> _REQUEST_
Copy everything in the listing below word for word, apart from any images.

> _DATASET CONTENT_
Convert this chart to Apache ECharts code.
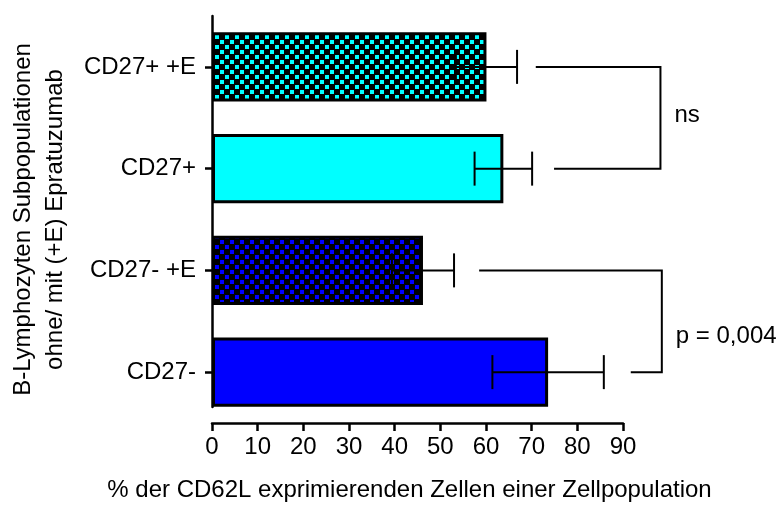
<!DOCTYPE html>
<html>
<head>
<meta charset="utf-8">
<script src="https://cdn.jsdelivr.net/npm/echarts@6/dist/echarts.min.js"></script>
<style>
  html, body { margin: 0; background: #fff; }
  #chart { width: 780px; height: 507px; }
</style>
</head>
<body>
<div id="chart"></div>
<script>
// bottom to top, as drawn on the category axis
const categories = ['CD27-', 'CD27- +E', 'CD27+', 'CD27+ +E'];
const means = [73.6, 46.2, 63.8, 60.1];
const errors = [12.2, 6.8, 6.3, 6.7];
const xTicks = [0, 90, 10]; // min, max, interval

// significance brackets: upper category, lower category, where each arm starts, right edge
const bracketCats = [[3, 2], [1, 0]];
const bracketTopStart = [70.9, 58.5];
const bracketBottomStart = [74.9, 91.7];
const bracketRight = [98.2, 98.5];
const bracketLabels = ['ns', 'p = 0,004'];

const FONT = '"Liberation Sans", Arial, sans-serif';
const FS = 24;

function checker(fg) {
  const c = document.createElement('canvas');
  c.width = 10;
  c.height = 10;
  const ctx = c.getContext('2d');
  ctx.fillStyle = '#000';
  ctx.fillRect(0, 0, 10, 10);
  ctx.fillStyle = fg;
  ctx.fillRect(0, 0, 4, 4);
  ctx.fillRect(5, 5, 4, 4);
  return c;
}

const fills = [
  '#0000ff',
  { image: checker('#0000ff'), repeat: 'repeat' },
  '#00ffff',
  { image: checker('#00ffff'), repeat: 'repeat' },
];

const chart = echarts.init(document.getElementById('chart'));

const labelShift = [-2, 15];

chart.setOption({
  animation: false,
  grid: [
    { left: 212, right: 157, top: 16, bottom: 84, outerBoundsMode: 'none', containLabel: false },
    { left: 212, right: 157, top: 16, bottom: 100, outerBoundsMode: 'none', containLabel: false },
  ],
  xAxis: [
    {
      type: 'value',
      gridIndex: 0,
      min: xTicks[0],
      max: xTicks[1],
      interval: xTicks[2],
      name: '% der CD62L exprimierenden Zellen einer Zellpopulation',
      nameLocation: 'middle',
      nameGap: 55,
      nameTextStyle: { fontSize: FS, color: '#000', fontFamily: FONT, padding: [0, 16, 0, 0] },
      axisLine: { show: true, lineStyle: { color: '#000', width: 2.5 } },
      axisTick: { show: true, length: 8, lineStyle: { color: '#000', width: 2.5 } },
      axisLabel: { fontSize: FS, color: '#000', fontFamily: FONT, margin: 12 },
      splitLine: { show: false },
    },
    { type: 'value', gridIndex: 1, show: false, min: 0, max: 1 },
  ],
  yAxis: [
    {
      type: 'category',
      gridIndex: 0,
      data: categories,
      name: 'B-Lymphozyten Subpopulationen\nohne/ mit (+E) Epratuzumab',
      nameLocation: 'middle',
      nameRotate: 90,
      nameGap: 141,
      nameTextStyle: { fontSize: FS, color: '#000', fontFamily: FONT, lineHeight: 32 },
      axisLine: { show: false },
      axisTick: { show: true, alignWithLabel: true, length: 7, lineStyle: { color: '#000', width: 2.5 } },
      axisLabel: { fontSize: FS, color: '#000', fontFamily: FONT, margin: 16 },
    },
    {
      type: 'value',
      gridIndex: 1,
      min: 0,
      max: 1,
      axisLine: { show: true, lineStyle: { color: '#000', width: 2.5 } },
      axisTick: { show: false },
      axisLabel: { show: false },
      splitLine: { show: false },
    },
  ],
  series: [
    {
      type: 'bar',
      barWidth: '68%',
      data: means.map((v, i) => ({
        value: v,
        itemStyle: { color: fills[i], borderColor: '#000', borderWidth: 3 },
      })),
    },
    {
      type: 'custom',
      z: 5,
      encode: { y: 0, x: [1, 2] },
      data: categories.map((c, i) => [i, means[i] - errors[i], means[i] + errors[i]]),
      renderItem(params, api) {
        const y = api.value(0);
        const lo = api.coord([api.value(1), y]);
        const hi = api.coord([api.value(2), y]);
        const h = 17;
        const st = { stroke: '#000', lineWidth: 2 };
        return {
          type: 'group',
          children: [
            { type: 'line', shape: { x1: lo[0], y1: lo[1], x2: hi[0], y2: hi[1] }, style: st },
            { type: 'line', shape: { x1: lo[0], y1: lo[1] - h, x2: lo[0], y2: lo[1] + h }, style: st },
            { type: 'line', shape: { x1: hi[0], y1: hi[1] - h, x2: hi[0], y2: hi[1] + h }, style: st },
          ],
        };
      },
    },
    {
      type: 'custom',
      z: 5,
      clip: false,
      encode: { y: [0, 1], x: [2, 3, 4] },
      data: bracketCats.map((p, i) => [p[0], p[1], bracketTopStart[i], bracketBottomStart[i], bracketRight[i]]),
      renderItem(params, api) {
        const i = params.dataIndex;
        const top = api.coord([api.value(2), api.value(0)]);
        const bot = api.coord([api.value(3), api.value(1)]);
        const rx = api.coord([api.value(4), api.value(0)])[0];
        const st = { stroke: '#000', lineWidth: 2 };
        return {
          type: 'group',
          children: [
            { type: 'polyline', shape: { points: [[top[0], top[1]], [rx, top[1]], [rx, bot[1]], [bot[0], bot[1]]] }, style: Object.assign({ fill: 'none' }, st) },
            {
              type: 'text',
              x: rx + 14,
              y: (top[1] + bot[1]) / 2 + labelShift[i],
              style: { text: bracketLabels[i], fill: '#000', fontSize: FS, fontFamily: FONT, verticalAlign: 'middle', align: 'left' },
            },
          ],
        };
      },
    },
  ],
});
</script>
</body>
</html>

> _COMPLETED TASK_
Convert this chart to Apache ECharts code.
<!DOCTYPE html>
<html>
<head>
<meta charset="utf-8">
<script src="https://cdn.jsdelivr.net/npm/echarts@6/dist/echarts.min.js"></script>
<style>
  html, body { margin: 0; background: #fff; }
  #chart { width: 780px; height: 507px; }
</style>
</head>
<body>
<div id="chart"></div>
<script>
// bottom to top, as drawn on the category axis
const categories = ['CD27-', 'CD27- +E', 'CD27+', 'CD27+ +E'];
const means = [73.6, 46.2, 63.8, 60.1];
const errors = [12.2, 6.8, 6.3, 6.7];
const xTicks = [0, 90, 10]; // min, max, interval

// significance brackets: upper category, lower category, where each arm starts, right edge
const bracketCats = [[3, 2], [1, 0]];
const bracketTopStart = [70.9, 58.5];
const bracketBottomStart = [74.9, 91.7];
const bracketRight = [98.2, 98.5];
const bracketLabels = ['ns', 'p = 0,004'];

const FONT = '"Liberation Sans", Arial, sans-serif';
const FS = 24;

function checker(fg) {
  const c = document.createElement('canvas');
  c.width = 10;
  c.height = 10;
  const ctx = c.getContext('2d');
  ctx.fillStyle = '#000';
  ctx.fillRect(0, 0, 10, 10);
  ctx.fillStyle = fg;
  ctx.fillRect(0, 0, 4, 4);
  ctx.fillRect(5, 5, 4, 4);
  return c;
}

const fills = [
  '#0000ff',
  { image: checker('#0000ff'), repeat: 'repeat' },
  '#00ffff',
  { image: checker('#00ffff'), repeat: 'repeat' },
];

const chart = echarts.init(document.getElementById('chart'));

const labelShift = [-2, 15];

chart.setOption({
  animation: false,
  grid: [
    { left: 212, right: 157, top: 16, bottom: 84, outerBoundsMode: 'none', containLabel: false },
    { left: 212, right: 157, top: 16, bottom: 100, outerBoundsMode: 'none', containLabel: false },
  ],
  xAxis: [
    {
      type: 'value',
      gridIndex: 0,
      min: xTicks[0],
      max: xTicks[1],
      interval: xTicks[2],
      name: '% der CD62L exprimierenden Zellen einer Zellpopulation',
      nameLocation: 'middle',
      nameGap: 55,
      nameTextStyle: { fontSize: FS, color: '#000', fontFamily: FONT, padding: [0, 16, 0, 0] },
      axisLine: { show: true, lineStyle: { color: '#000', width: 2.5 } },
      axisTick: { show: true, length: 8, lineStyle: { color: '#000', width: 2.5 } },
      axisLabel: { fontSize: FS, color: '#000', fontFamily: FONT, margin: 12 },
      splitLine: { show: false },
    },
    { type: 'value', gridIndex: 1, show: false, min: 0, max: 1 },
  ],
  yAxis: [
    {
      type: 'category',
      gridIndex: 0,
      data: categories,
      name: 'B-Lymphozyten Subpopulationen\nohne/ mit (+E) Epratuzumab',
      nameLocation: 'middle',
      nameRotate: 90,
      nameGap: 141,
      nameTextStyle: { fontSize: FS, color: '#000', fontFamily: FONT, lineHeight: 32 },
      axisLine: { show: false },
      axisTick: { show: true, alignWithLabel: true, length: 7, lineStyle: { color: '#000', width: 2.5 } },
      axisLabel: { fontSize: FS, color: '#000', fontFamily: FONT, margin: 16 },
    },
    {
      type: 'value',
      gridIndex: 1,
      min: 0,
      max: 1,
      axisLine: { show: true, lineStyle: { color: '#000', width: 2.5 } },
      axisTick: { show: false },
      axisLabel: { show: false },
      splitLine: { show: false },
    },
  ],
  series: [
    {
      type: 'bar',
      barWidth: '68%',
      data: means.map((v, i) => ({
        value: v,
        itemStyle: { color: fills[i], borderColor: '#000', borderWidth: 3 },
      })),
    },
    {
      type: 'custom',
      z: 5,
      encode: { y: 0, x: [1, 2] },
      data: categories.map((c, i) => [i, means[i] - errors[i], means[i] + errors[i]]),
      renderItem(params, api) {
        const y = api.value(0);
        const lo = api.coord([api.value(1), y]);
        const hi = api.coord([api.value(2), y]);
        const h = 17;
        const st = { stroke: '#000', lineWidth: 2 };
        return {
          type: 'group',
          children: [
            { type: 'line', shape: { x1: lo[0], y1: lo[1], x2: hi[0], y2: hi[1] }, style: st },
            { type: 'line', shape: { x1: lo[0], y1: lo[1] - h, x2: lo[0], y2: lo[1] + h }, style: st },
            { type: 'line', shape: { x1: hi[0], y1: hi[1] - h, x2: hi[0], y2: hi[1] + h }, style: st },
          ],
        };
      },
    },
    {
      type: 'custom',
      z: 5,
      clip: false,
      encode: { y: [0, 1], x: [2, 3, 4] },
      data: bracketCats.map((p, i) => [p[0], p[1], bracketTopStart[i], bracketBottomStart[i], bracketRight[i]]),
      renderItem(params, api) {
        const i = params.dataIndex;
        const top = api.coord([api.value(2), api.value(0)]);
        const bot = api.coord([api.value(3), api.value(1)]);
        const rx = api.coord([api.value(4), api.value(0)])[0];
        const st = { stroke: '#000', lineWidth: 2 };
        return {
          type: 'group',
          children: [
            { type: 'polyline', shape: { points: [[top[0], top[1]], [rx, top[1]], [rx, bot[1]], [bot[0], bot[1]]] }, style: Object.assign({ fill: 'none' }, st) },
            {
              type: 'text',
              x: rx + 14,
              y: (top[1] + bot[1]) / 2 + labelShift[i],
              style: { text: bracketLabels[i], fill: '#000', fontSize: FS, fontFamily: FONT, verticalAlign: 'middle', align: 'left' },
            },
          ],
        };
      },
    },
  ],
});
</script>
</body>
</html>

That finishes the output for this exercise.